In quale gruppo vi iscriverete all’Ars?
«Ci iscriviamo al gruppo misto. Immagino però che il movimento rimanga come supporto territoriale al Partito Democratico con cui ripeto, vorremmo che ci fosse una corrispondenza di amorosi sensi».

Il progetto per le nazionali qual è?
«Siamo con il Pd e chiediamo al Pd siciliano di avere attenzione per questi elettori che sarebbe un delitto perdere. Manteniamo questa convinzione e diciamo agli alleati di non porsi il problema di recuperare la sinistra. Se non ci vuole stare intanto c’è l’area liberal riformista sempre disponibile. Noi abbiamo ottenuto più voti di loro, con una campagna elettorale da francescani, nella compostezza più assoluta e applicando un codice etico rigido. A Palermo abbiamo realizzato il gruppo di maggioranza relativa con sei consiglieri comunali, un successo straordinario, abbiamo preso 35mila voti a Palermo e provincia».

Siete aperti ad un confronto anche con le sinistre?

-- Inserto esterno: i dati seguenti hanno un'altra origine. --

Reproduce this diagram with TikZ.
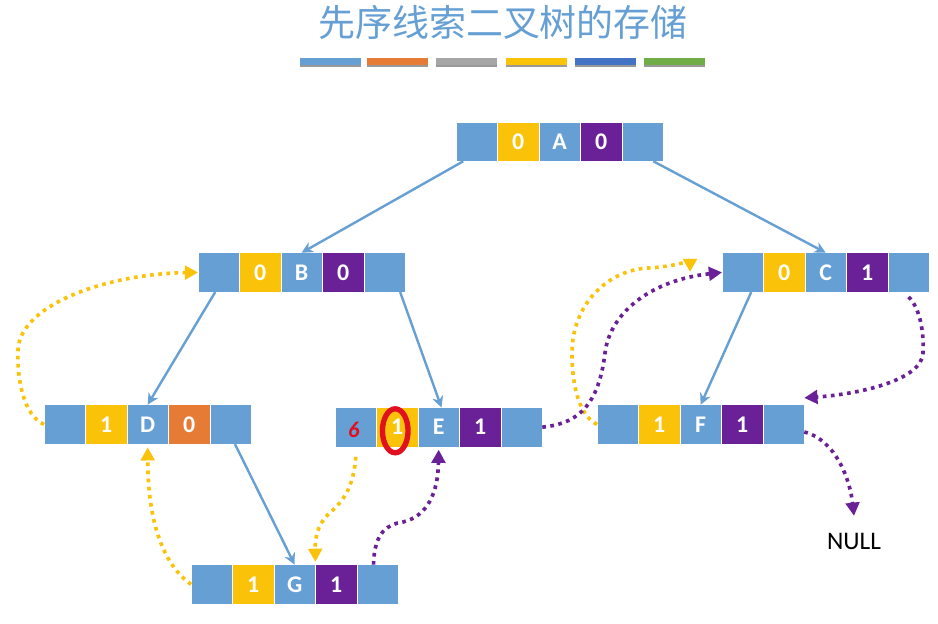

«No assolutamente. Non siamo aperti al dialogo con la sinistra, se il Pd vuole farlo bene, ma senza pagare prezzi a questa arroganza intellettuale che determina sempre lo scontro a chi ha più ragione, radicalizzando le loro convinzioni. Non condividiamo nulla di tutto questo. Ne abbiamo avuto prova con queste regionali, le abbiamo provate tutte, hanno perfino scelto Micari come candidato, poi quando hanno capito che Renzi poteva vincere se ne sono andati a sinistra, bisognava farlo perdere Micari per fare perdere Renzi. Ne prendiamo atto».